## Records shown
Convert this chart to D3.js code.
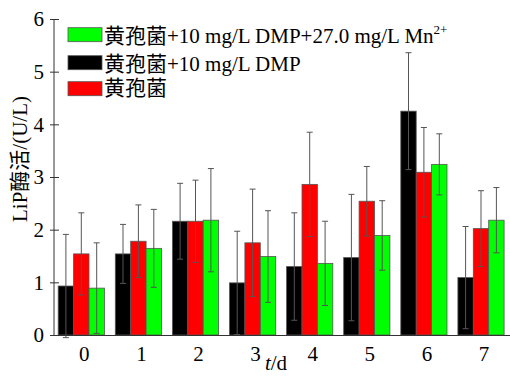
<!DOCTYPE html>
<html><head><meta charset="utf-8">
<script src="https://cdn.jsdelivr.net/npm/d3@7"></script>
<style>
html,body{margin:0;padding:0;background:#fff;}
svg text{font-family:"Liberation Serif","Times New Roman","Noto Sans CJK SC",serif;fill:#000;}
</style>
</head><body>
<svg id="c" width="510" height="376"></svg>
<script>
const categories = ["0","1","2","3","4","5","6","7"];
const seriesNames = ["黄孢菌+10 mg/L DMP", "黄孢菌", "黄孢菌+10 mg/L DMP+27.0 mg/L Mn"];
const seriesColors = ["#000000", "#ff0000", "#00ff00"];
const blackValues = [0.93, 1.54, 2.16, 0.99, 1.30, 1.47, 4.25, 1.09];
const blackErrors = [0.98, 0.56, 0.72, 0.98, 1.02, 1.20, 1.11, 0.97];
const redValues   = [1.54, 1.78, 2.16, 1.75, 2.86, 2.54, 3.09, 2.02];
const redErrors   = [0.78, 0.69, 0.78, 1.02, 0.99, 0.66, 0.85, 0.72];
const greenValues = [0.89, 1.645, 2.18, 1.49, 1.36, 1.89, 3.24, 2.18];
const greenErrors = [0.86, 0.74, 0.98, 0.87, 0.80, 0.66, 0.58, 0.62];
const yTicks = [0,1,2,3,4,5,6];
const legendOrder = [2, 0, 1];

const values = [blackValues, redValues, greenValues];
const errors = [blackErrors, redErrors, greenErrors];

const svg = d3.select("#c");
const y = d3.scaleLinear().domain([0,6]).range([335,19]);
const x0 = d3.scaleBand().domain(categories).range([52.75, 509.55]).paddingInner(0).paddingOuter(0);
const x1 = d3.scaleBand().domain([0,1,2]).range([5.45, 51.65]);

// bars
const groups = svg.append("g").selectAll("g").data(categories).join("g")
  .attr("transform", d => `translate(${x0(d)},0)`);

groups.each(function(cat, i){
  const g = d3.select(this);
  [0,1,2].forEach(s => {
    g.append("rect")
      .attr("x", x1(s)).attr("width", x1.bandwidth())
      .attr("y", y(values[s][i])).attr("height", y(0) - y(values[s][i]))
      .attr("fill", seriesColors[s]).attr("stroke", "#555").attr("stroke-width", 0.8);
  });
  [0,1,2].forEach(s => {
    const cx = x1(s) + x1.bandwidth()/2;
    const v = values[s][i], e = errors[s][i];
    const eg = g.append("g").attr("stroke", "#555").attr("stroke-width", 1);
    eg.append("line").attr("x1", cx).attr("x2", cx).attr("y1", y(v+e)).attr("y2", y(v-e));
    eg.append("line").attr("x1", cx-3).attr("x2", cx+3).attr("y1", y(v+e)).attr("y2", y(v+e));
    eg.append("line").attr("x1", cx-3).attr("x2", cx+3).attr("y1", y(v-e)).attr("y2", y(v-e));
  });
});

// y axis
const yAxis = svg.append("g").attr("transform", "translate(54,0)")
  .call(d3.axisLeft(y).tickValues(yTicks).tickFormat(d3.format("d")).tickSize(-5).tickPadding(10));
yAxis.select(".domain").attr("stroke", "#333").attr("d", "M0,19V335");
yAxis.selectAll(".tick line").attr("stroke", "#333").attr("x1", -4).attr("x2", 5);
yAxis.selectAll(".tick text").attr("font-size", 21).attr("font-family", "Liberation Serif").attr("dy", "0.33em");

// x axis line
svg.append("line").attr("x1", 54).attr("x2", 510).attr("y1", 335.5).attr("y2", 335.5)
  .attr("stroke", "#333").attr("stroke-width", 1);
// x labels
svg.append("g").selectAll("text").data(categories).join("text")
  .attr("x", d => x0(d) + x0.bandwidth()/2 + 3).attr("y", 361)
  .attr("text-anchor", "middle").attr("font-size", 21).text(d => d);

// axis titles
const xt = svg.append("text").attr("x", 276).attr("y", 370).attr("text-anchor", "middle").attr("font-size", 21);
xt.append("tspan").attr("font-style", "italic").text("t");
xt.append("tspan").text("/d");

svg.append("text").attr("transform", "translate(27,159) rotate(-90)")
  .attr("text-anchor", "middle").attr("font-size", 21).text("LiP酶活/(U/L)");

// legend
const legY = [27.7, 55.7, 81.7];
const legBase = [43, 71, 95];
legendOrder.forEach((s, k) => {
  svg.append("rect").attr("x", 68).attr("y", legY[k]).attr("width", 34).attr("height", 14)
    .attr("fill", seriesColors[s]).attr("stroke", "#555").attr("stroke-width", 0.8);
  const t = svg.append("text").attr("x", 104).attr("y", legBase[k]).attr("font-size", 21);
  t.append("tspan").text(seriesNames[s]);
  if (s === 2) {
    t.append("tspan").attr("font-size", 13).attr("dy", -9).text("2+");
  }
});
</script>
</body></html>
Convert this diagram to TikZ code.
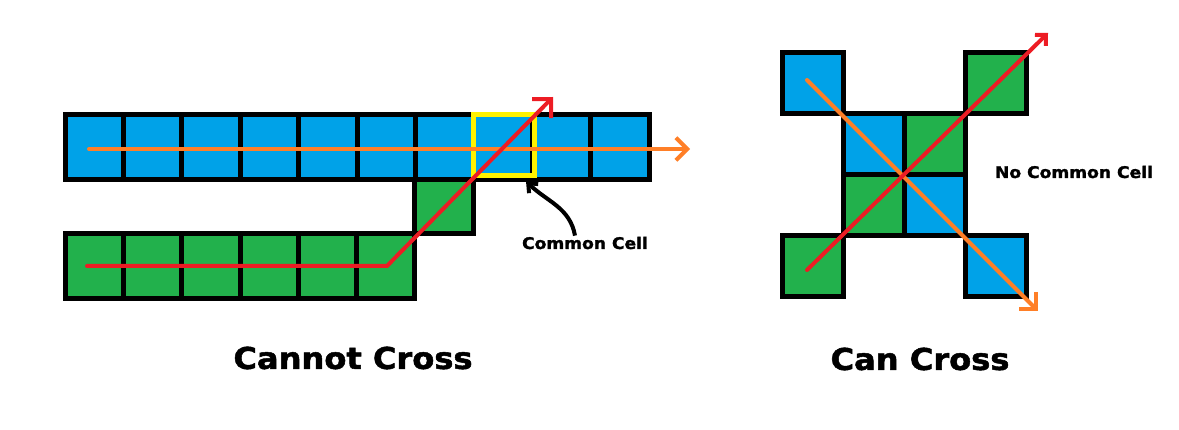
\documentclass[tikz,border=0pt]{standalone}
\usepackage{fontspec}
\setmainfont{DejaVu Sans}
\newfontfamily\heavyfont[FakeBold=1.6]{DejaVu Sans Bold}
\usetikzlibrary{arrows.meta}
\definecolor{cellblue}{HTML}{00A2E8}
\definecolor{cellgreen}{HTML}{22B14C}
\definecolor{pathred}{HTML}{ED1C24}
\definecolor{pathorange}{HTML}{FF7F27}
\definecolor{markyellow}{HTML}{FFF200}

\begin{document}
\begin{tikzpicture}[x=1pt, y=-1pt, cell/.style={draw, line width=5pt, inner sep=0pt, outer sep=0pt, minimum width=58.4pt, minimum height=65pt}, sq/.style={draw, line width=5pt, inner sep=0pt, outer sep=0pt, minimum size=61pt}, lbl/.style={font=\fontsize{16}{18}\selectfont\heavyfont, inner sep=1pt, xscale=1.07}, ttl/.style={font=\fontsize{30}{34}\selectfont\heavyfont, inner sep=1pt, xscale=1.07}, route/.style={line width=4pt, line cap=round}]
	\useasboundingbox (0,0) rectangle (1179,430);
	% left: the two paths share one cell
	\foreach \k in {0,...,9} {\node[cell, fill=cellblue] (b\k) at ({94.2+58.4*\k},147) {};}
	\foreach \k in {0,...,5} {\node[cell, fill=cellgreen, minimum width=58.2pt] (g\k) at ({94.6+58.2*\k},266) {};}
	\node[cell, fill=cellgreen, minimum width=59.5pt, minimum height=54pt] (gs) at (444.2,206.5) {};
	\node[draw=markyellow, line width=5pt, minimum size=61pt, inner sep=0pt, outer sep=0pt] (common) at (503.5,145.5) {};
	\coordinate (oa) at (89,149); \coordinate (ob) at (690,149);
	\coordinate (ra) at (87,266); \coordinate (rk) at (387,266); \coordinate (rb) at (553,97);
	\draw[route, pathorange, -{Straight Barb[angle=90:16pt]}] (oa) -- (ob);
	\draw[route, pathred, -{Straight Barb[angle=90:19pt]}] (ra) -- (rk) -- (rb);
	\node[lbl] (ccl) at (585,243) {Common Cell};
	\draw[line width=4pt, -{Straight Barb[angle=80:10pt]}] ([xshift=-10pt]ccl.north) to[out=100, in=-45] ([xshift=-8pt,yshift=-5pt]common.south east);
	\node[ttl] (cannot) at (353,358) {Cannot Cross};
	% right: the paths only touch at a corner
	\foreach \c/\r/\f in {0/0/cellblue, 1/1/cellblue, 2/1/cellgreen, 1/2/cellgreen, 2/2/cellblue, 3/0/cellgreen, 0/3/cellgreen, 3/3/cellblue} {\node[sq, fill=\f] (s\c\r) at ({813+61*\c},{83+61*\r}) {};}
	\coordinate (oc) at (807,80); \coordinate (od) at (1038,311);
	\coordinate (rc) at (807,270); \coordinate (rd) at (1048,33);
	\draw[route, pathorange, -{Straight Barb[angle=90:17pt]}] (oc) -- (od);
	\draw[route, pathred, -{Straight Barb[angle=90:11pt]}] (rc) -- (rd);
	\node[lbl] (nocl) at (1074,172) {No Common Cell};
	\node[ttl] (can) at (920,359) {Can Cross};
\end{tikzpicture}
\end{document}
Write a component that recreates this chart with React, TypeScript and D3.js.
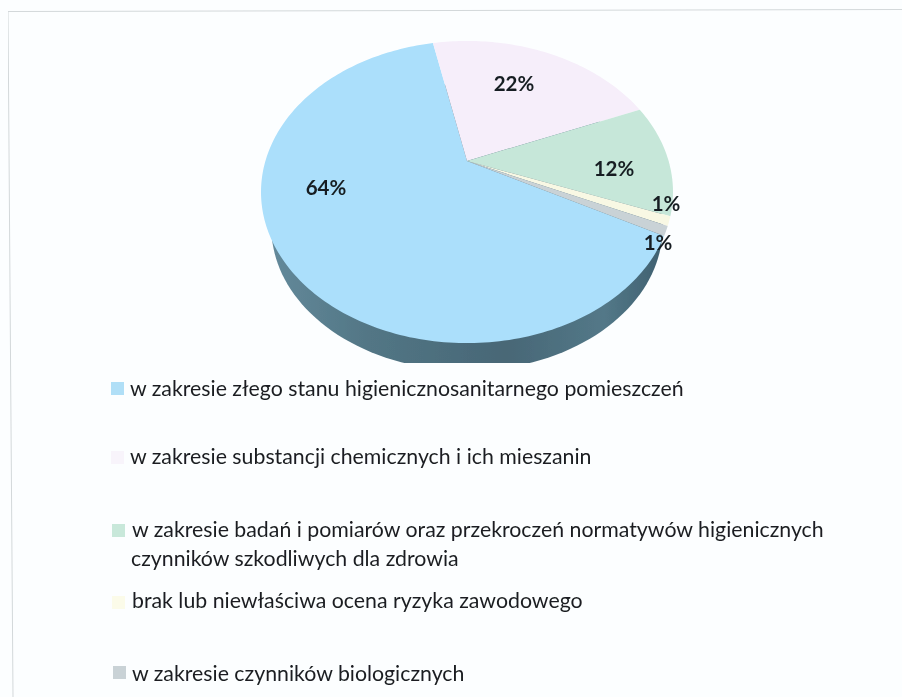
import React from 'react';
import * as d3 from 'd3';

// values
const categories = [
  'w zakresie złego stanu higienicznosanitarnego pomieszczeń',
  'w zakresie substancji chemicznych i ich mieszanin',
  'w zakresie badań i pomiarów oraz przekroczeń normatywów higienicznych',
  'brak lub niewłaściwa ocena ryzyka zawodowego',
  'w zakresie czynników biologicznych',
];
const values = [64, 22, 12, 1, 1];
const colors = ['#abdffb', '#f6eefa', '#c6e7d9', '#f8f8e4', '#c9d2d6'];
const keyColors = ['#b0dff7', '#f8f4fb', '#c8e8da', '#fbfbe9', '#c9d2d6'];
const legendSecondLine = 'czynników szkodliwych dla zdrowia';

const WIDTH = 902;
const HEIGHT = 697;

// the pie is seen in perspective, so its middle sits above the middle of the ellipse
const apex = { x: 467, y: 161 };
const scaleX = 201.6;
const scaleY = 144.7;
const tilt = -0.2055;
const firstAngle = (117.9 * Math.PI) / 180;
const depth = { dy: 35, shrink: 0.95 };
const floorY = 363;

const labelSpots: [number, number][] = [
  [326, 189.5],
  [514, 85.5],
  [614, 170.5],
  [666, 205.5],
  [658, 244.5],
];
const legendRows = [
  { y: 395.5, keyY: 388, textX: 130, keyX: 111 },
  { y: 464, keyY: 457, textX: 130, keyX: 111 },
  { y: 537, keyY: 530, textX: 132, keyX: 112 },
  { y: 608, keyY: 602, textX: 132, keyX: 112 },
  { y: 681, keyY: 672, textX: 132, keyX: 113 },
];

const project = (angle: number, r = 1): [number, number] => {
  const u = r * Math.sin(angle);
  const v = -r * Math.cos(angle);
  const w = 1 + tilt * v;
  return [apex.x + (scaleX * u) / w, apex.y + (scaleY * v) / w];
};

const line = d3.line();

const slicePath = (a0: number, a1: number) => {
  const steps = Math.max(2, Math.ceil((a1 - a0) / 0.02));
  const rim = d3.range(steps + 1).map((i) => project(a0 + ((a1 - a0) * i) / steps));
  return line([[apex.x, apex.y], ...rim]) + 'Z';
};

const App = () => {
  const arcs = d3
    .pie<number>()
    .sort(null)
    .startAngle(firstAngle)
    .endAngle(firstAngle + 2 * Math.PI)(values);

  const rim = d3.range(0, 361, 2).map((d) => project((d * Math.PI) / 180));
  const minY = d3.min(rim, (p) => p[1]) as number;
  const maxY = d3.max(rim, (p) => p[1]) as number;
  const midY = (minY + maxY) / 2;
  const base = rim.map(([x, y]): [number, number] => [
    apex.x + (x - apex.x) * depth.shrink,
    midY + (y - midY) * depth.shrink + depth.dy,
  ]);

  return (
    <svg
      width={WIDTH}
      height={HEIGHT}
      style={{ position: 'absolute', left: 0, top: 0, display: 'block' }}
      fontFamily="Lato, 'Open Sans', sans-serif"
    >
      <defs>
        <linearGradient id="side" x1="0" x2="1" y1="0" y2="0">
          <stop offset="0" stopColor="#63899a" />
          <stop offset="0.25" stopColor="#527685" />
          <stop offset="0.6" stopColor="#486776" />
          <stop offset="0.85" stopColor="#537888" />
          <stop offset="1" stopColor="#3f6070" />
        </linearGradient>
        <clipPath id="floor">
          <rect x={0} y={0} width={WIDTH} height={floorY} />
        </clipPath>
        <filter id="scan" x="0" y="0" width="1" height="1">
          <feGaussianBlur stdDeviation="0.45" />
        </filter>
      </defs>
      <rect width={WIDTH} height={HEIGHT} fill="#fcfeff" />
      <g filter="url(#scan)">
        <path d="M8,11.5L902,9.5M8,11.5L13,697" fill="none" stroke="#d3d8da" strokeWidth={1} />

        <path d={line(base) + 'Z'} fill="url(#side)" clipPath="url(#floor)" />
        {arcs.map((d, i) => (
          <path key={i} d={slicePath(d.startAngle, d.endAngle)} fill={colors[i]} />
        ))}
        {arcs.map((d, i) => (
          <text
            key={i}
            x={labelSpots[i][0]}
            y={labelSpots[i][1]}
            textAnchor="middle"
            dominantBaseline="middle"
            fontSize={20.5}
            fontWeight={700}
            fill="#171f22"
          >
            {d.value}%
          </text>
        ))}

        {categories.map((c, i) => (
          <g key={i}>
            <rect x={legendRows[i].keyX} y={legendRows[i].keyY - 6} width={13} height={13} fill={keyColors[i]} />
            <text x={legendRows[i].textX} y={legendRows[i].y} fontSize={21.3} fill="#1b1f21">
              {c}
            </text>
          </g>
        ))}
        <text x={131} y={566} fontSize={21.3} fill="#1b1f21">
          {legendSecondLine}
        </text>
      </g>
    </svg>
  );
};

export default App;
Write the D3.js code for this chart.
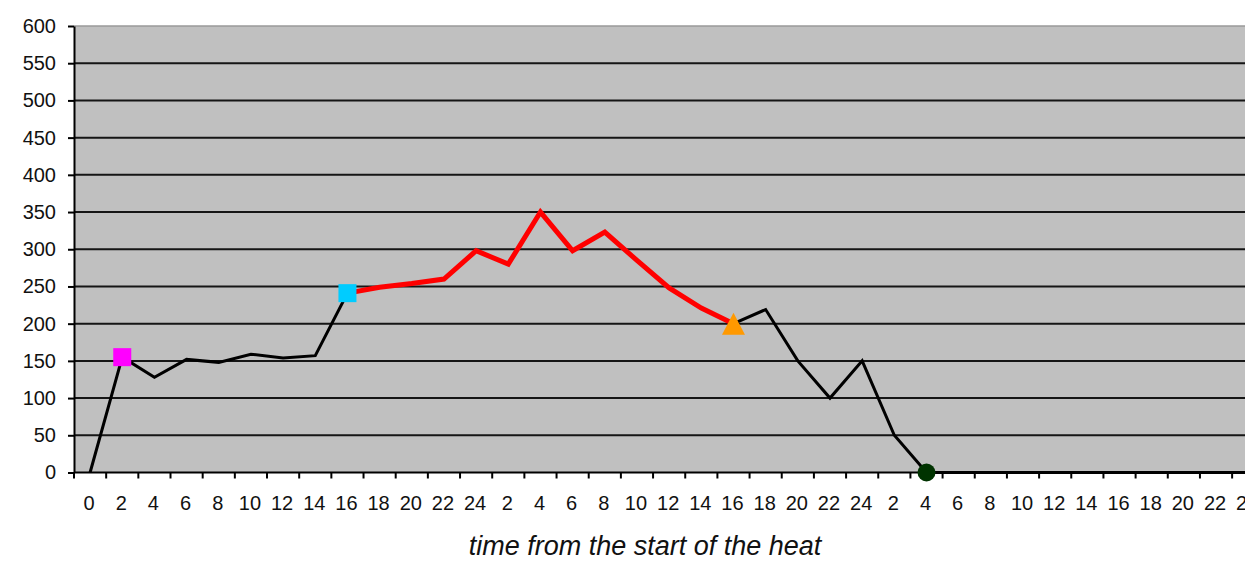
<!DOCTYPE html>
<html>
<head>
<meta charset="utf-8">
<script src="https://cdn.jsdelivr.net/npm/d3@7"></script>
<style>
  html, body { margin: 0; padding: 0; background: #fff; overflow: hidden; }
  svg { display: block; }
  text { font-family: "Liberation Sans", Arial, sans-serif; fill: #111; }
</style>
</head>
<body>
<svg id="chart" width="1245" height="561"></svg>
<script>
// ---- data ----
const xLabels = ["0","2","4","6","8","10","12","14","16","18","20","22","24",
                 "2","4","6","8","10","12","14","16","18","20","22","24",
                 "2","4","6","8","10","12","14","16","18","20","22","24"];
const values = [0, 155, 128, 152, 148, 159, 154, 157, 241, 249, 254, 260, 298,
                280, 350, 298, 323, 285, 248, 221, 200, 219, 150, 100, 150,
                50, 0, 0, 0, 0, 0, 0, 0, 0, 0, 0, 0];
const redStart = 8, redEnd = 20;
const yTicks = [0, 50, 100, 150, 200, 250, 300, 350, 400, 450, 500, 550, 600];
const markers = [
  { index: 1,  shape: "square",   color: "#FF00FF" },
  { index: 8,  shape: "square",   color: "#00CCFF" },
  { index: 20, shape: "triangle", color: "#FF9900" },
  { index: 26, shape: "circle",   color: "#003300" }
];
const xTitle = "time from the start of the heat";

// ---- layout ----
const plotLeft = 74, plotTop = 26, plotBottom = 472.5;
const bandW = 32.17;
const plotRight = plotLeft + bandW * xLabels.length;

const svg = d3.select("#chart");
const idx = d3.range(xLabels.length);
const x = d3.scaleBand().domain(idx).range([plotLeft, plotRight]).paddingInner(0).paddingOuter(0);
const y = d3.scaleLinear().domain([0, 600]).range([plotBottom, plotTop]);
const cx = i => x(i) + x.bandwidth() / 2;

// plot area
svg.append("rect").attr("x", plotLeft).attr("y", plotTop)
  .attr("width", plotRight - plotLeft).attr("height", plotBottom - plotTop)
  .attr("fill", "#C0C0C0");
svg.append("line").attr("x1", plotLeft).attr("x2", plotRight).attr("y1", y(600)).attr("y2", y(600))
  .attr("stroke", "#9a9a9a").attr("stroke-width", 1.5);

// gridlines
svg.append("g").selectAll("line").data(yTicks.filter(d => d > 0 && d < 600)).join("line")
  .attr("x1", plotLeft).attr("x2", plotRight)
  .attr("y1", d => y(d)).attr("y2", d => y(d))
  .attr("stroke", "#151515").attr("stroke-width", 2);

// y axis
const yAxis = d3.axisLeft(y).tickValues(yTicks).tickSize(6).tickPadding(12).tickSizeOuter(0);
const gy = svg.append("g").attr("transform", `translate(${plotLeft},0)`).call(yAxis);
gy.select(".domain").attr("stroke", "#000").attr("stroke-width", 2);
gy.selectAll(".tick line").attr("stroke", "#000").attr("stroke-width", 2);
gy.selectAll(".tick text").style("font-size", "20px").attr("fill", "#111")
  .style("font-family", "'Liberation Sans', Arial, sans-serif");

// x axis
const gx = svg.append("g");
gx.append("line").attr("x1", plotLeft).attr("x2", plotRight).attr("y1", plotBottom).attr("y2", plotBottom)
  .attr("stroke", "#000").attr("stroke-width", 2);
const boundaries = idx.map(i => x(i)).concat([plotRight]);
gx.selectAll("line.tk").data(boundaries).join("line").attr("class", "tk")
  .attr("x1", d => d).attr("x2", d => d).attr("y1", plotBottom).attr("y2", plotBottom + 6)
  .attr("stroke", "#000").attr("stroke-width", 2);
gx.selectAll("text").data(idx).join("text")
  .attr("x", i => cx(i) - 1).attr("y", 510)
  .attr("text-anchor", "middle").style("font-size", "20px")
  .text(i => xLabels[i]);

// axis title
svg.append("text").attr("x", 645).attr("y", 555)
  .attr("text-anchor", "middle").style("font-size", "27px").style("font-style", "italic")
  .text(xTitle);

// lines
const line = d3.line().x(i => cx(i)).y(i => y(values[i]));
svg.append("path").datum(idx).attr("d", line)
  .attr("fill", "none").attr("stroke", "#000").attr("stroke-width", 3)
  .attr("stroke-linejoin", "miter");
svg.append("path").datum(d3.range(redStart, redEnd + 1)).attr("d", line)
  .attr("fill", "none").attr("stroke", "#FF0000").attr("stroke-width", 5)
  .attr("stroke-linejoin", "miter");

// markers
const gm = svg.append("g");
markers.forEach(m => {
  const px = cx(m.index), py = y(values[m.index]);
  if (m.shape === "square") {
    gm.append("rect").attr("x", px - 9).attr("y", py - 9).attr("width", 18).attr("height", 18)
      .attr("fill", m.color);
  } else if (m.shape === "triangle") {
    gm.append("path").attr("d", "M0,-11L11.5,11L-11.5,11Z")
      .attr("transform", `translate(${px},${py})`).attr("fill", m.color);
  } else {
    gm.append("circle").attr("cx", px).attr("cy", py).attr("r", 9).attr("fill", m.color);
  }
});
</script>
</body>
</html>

## Aim
In the entries above, find lines with "chart" and copy each.

## Completed exercise
Convert this chart to D3.js code.
Write a component that recreates this chart with React, TypeScript and D3.js.
Write the D3.js code for this chart.
<svg id="chart" width="1245" height="561"></svg>
const svg = d3.select("#chart");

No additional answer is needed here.